Problematisch ist auch die medizinische Versorgung: Während syrische Flüchtlinge in Jordanien einen stark ermäßigten Satz bezahlen, müssen irakische Flüchtlinge 80 Prozent der Kosten für medizinische Grundleistungen selbst tragen - was viele gar nicht können und daher unversorgt bleiben. In den staatlichen Krankenhäusern bezahlen irakische Geflüchtete dieselben hohen Gebühren wie sonstige Ausländer.
Gesundheitsversorgung für 5.000 Menschen durch die Caritas
Caritas international kümmert sich gemeinsam mit Caritas Jordanien schon seit über drei Jahrzehnten als eine der wenigen humanitären Organisationen um irakische Flüchtlinge. Im aktuellen Projekt erhalten 3.500 Iraker und 1.500 Jordanier eine Gesundheitsversorgung, vor allem im Gesundheitszentrum in der Hauptstadt Amman sowie in den Zentren Zarqa, Balqa und Madaba. Hier werden allgemeinmedizinische sowie gynäkologische Untersuchungen angeboten und Patient*innen mit Medikamenten versorgt. Besonders chronisch kranke Menschen nehmen dies in Anspruch. Wenn notwendig, werden medizinische Hilfsmittel wie Rollstühle, Brillen, Blut- und Zuckermessgeräte vergeben.
Außerdem werden die Kosten für fachärztliche Behandlungen übernommen. Caritas Jordanien hat mit mehreren Krankenhäusern Kooperationsvereinbarungen, um möglichst viele Bedarfe der Patienten abzudecken. Welcher Patient weiterüberwiesen wird, wird von einem Komitee aus Ärzten und Mitarbeitenden der Caritas Jordanien entschieden. Leider können längst nicht alle Patienten weitergeleitet werden.
Psychosoziale Hilfe um traumatische Erlebnisse zu verarbeiten
Um die irakischen Flüchtlinge darin zu unterstützen, die traumatischen Folgen von Krieg, Folter und Flucht zu bewältigen, bietet die Caritas psychosoziale Unterstützung an - insbesondere in den Sozialzentren Amman, Zarqa, Balqa und Madaba. In Gruppen- und Einzelsitzungen mit geschultem Personal haben die Menschen die Möglichkeit, das Erlebte aufzuarbeiten und zu lernen, ihren schwierigen neuen Alltag zu meistern.

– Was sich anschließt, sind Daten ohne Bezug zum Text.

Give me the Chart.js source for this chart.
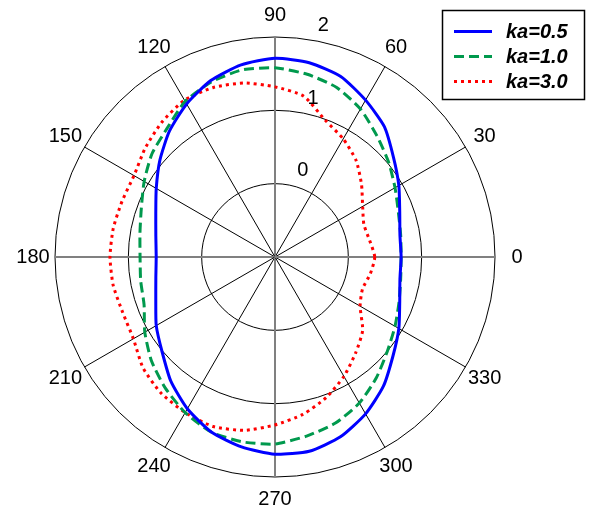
<!DOCTYPE html>
<html>
<head>
<meta charset="utf-8">
<script src="https://cdn.jsdelivr.net/npm/chart.js@4/dist/chart.umd.min.js"></script>
<style>
  html, body { margin: 0; padding: 0; background: #ffffff; }
  canvas { display: block; }
</style>
</head>
<body>
<canvas id="polar" width="590" height="513"></canvas>
<script>
// Polar angle of each sample, degrees, counter-clockwise from the +x axis
const angles = [0, 10, 20, 30, 40, 50, 60, 70, 80, 90, 100, 110, 120, 130, 140, 150, 160, 170,
                180, 190, 200, 210, 220, 230, 240, 250, 260, 270, 280, 290, 300, 310, 320, 330, 340, 350];

// Radial values of the three patterns, one per angle above
const ka05 = [0.72, 0.73, 0.81, 0.95, 1.11, 1.32, 1.47, 1.62, 1.69, 1.71, 1.66, 1.56, 1.41, 1.24, 1.05, 0.87, 0.73, 0.65,
              0.62, 0.65, 0.73, 0.87, 1.01, 1.21, 1.39, 1.54, 1.63, 1.69, 1.69, 1.61, 1.47, 1.30, 1.10, 0.95, 0.81, 0.73];
const ka10 = [0.72, 0.74, 0.79, 0.89, 1.02, 1.16, 1.33, 1.46, 1.53, 1.58, 1.59, 1.54, 1.45, 1.29, 1.19, 1.06, 0.94, 0.87,
              0.84, 0.86, 0.90, 1.05, 1.20, 1.33, 1.45, 1.54, 1.56, 1.55, 1.48, 1.41, 1.30, 1.15, 1.00, 0.89, 0.80, 0.74];
const ka30 = [0.36, 0.31, 0.29, 0.38, 0.54, 0.72, 0.86, 0.99, 1.23, 1.32, 1.41, 1.46, 1.47, 1.40, 1.31, 1.22, 1.22, 1.24,
              1.25, 1.24, 1.21, 1.23, 1.35, 1.42, 1.45, 1.46, 1.40, 1.29, 1.18, 1.04, 0.88, 0.71, 0.56, 0.34, 0.27, 0.32];

const seriesNames = ['ka=0.5', 'ka=1.0', 'ka=3.0'];
const angleTicks = [0, 30, 60, 90, 120, 150, 180, 210, 240, 270, 300, 330];
const radialTicks = [0, 1, 2];
const radialMin = -1;
const radialMax = 2;

// The radar scale walks clockwise from its first label, so feed the samples
// in counter-clockwise order: 0, 350, 340, ... 10.
const order = angles.map((a, i) => (angles.length - i) % angles.length);
const toRadar = arr => order.map(k => arr[k]);
const radarLabels = order.map(k => angles[k]);

// Fractional radar index for any polar angle (degrees)
const indexForAngle = deg => ((360 - deg) % 360) / 360 * radarLabels.length;

const FONT = "'Liberation Sans', Arial, Helvetica, sans-serif";

// Angle labels round the rim, radial tick labels along the 82 degree ray
const polarTextPlugin = {
  id: 'polarText',
  afterDraw(chart) {
    const r = chart.scales.r;
    const ctx = chart.ctx;
    ctx.save();
    ctx.fillStyle = '#000000';
    ctx.font = '20px ' + FONT;
    ctx.textAlign = 'center';
    ctx.textBaseline = 'middle';
    angleTicks.forEach(a => {
      const p = r.getPointPosition(indexForAngle(a), r.drawingArea * 1.1);
      ctx.fillText(String(a), p.x, p.y);
    });
    ctx.textAlign = 'left';
    ctx.textBaseline = 'alphabetic';
    radialTicks.forEach(v => {
      const p = r.getPointPosition(indexForAngle(82), r.getDistanceFromCenterForValue(v + 0.05));
      ctx.fillText(String(v), p.x + 11.5, p.y - 4.5);
    });
    ctx.restore();
  }
};

// Boxed legend in the upper right corner, drawn from the dataset styles
const boxLegendPlugin = {
  id: 'boxLegend',
  afterDraw(chart) {
    const ctx = chart.ctx;
    const box = { x: 442.5, y: 10.5, w: 142, h: 89 };
    ctx.save();
    ctx.fillStyle = '#ffffff';
    ctx.fillRect(box.x, box.y, box.w, box.h);
    ctx.strokeStyle = '#000000';
    ctx.lineWidth = 1.5;
    ctx.strokeRect(box.x, box.y, box.w, box.h);
    ctx.font = 'italic bold 20px ' + FONT;
    ctx.textAlign = 'left';
    ctx.textBaseline = 'middle';
    chart.data.datasets.forEach((ds, i) => {
      const y = 31.5 + i * 25;
      ctx.strokeStyle = ds.borderColor;
      ctx.lineWidth = ds.borderWidth;
      ctx.setLineDash(ds.borderDash || []);
      ctx.beginPath();
      ctx.moveTo(454, y);
      ctx.lineTo(492, y);
      ctx.stroke();
      ctx.setLineDash([]);
      ctx.fillStyle = '#000000';
      ctx.fillText(ds.label, 506, y + 1);
    });
    ctx.restore();
  }
};

new Chart(document.getElementById('polar'), {
  type: 'radar',
  data: {
    labels: radarLabels,
    datasets: [
      { label: seriesNames[0], data: toRadar(ka05), borderColor: '#0000ff', borderWidth: 3, borderDash: [] },
      { label: seriesNames[1], data: toRadar(ka10), borderColor: '#00994d', borderWidth: 3, borderDash: [10, 5] },
      { label: seriesNames[2], data: toRadar(ka30), borderColor: '#ff0000', borderWidth: 3, borderDash: [3, 4] }
    ]
  },
  options: {
    responsive: false,
    animation: false,
    devicePixelRatio: 1,
    layout: { padding: { left: 55, right: 95, top: 37, bottom: 36 } },
    elements: {
      line: { fill: false, tension: 0.2 },
      point: { radius: 0, hitRadius: 0, hoverRadius: 0 }
    },
    plugins: {
      legend: { display: false },
      tooltip: { enabled: false }
    },
    scales: {
      r: {
        min: radialMin,
        max: radialMax,
        startAngle: 90,
        ticks: { display: false, stepSize: 1 },
        pointLabels: { display: false },
        grid: { circular: true, color: '#000000', lineWidth: 1 },
        angleLines: {
          display: true,
          color: c => (c.label % 90 === 0 ? '#808080' : (c.label % 30 === 0 ? '#000000' : 'rgba(0,0,0,0)')),
          lineWidth: c => (c.label % 90 === 0 ? 2 : (c.label % 30 === 0 ? 1 : 0))
        }
      }
    }
  },
  plugins: [polarTextPlugin, boxLegendPlugin]
});
</script>
</body>
</html>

In den Sozialzentren der Caritas Jordanien erhalten Flüchtlinge und bedürftige Jordanier Nahrungsmittelhilfen, medizinische und psycho-soziale Versorgung und können an Weiterbildungsmaßnahmen teilnehmen. Foto: Jennifer Ciochon / Caritas international
Mit verhaltenstherapeutischen Ansätzen will die Caritas trotz schwieriger Lebensumstände positive Impulse bei den Bedürftigen schaffen. Um einen Rückzugsort zu schaffen, in dem Geflüchtete offen über ihre Sorgen und Ängste sprechen können, bieten die Caritas-Zentren ihre Räumlichkeiten an. Diese Aktivität wird von Sozialarbeiter*innen begleitet.
Sowohl die medizinischen als auch die psychologischen Teams arbeiten eng mit jordanischen Ministerien zusammen und koordinieren sich mit UNHCR.
Das Projekt wird mitfinanziert von der Diözese Rottenburg-Stuttgart.